## Exercise objective
Copy verbatim the block of lines in the entries below whose first line contains "Write the matplotlib code for this chart." and whose last line contains "ax = fig.add_axes([0.1024, 0.1422, 0.8346, 0.6315])". Leave out all other lines.

## Data to process
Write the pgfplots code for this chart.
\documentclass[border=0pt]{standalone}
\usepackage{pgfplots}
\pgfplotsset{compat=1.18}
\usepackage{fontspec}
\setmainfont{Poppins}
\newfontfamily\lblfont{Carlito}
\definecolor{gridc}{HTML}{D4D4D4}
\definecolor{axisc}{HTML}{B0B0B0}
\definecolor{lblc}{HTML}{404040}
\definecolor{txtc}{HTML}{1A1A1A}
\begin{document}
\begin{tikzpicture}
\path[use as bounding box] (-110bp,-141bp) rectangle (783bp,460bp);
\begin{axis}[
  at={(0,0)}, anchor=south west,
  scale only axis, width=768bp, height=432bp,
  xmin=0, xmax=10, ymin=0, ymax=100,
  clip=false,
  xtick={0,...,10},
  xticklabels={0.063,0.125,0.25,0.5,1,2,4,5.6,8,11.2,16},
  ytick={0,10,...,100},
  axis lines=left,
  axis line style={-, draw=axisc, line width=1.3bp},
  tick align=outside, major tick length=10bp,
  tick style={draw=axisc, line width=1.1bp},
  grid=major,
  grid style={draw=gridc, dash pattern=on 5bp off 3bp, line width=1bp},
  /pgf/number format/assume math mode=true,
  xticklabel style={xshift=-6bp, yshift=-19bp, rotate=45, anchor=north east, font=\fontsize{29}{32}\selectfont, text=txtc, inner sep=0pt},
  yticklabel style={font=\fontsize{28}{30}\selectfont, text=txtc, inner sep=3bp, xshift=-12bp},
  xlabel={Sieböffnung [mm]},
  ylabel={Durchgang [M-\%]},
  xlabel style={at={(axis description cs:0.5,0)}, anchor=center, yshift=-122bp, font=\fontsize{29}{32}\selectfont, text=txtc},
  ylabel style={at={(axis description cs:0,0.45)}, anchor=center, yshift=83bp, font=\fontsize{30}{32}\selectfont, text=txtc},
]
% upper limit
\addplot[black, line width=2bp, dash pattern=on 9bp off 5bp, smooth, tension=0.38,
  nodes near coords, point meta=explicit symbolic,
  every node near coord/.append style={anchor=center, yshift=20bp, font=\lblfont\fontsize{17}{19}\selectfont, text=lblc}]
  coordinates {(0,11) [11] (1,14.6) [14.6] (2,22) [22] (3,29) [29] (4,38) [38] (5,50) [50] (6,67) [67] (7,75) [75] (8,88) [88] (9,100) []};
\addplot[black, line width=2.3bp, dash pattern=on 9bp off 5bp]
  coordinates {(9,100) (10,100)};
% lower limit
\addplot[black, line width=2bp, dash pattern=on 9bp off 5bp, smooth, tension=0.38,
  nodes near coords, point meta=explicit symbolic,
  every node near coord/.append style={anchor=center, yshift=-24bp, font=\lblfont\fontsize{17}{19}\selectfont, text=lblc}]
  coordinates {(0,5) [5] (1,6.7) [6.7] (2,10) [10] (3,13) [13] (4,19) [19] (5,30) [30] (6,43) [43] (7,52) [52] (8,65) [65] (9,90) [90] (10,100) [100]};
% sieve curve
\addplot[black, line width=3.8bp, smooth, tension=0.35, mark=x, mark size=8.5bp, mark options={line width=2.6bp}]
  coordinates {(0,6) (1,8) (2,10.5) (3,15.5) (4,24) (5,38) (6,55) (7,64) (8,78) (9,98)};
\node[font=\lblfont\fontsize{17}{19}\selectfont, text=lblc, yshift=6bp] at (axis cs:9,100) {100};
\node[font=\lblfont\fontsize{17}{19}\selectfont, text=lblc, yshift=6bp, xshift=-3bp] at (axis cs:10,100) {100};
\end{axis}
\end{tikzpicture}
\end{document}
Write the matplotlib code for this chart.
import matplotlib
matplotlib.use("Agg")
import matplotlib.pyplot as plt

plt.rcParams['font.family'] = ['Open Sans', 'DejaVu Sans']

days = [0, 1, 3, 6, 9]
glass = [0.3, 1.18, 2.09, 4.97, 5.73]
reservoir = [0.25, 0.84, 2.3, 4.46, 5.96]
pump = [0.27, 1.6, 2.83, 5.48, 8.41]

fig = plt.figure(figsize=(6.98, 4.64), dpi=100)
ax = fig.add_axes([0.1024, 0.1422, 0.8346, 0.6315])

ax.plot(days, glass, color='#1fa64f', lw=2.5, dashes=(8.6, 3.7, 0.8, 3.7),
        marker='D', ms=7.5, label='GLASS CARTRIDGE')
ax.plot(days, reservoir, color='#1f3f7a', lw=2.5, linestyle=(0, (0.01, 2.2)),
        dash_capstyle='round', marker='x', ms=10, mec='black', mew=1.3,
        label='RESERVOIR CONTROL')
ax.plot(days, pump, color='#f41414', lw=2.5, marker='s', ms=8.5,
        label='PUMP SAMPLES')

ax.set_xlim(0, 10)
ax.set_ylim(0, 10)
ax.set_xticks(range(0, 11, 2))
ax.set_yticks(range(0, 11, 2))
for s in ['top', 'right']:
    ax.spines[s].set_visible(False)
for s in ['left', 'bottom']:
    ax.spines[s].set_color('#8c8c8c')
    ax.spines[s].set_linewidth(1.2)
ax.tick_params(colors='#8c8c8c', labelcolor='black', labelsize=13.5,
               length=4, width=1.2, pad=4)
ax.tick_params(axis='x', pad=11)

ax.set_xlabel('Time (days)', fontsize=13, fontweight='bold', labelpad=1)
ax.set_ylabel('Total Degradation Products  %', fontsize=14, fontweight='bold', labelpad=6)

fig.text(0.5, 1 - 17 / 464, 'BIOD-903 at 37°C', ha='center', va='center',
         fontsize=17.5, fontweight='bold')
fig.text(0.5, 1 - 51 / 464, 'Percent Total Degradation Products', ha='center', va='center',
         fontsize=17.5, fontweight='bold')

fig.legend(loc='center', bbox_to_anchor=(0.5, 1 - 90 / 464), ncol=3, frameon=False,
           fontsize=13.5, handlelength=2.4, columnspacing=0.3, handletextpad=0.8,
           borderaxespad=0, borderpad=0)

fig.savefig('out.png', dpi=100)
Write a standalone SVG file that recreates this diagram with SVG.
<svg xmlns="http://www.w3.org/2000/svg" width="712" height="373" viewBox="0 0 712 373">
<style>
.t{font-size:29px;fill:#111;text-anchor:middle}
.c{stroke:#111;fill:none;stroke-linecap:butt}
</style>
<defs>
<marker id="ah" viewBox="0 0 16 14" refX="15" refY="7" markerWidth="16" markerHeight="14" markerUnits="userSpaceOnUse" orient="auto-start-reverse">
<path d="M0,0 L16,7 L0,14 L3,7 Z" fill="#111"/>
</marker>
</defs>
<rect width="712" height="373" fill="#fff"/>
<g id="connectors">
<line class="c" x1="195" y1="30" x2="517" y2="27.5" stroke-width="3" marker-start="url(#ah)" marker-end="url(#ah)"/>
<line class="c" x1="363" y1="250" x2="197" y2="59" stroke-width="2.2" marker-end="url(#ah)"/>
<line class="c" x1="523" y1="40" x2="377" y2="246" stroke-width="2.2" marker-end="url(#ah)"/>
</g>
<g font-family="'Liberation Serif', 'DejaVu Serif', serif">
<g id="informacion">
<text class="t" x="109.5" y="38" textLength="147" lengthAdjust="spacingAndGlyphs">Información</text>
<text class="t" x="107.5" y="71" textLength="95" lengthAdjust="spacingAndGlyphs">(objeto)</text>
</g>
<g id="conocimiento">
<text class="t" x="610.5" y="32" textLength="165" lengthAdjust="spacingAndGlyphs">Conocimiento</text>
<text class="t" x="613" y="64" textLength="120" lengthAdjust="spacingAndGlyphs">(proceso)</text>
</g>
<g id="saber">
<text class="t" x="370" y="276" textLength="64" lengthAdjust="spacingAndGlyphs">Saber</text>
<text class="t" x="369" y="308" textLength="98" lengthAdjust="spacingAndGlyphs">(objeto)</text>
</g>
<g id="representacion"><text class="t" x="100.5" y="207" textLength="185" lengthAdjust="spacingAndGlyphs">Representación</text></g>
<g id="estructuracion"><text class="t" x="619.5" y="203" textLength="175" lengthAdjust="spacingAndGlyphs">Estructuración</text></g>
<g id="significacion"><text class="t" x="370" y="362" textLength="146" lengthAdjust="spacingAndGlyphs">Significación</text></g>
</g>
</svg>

## Task result
Write the matplotlib code for this chart.
import matplotlib
matplotlib.use("Agg")
import matplotlib.pyplot as plt

plt.rcParams['font.family'] = ['Open Sans', 'DejaVu Sans']

days = [0, 1, 3, 6, 9]
glass = [0.3, 1.18, 2.09, 4.97, 5.73]
reservoir = [0.25, 0.84, 2.3, 4.46, 5.96]
pump = [0.27, 1.6, 2.83, 5.48, 8.41]

fig = plt.figure(figsize=(6.98, 4.64), dpi=100)
ax = fig.add_axes([0.1024, 0.1422, 0.8346, 0.6315])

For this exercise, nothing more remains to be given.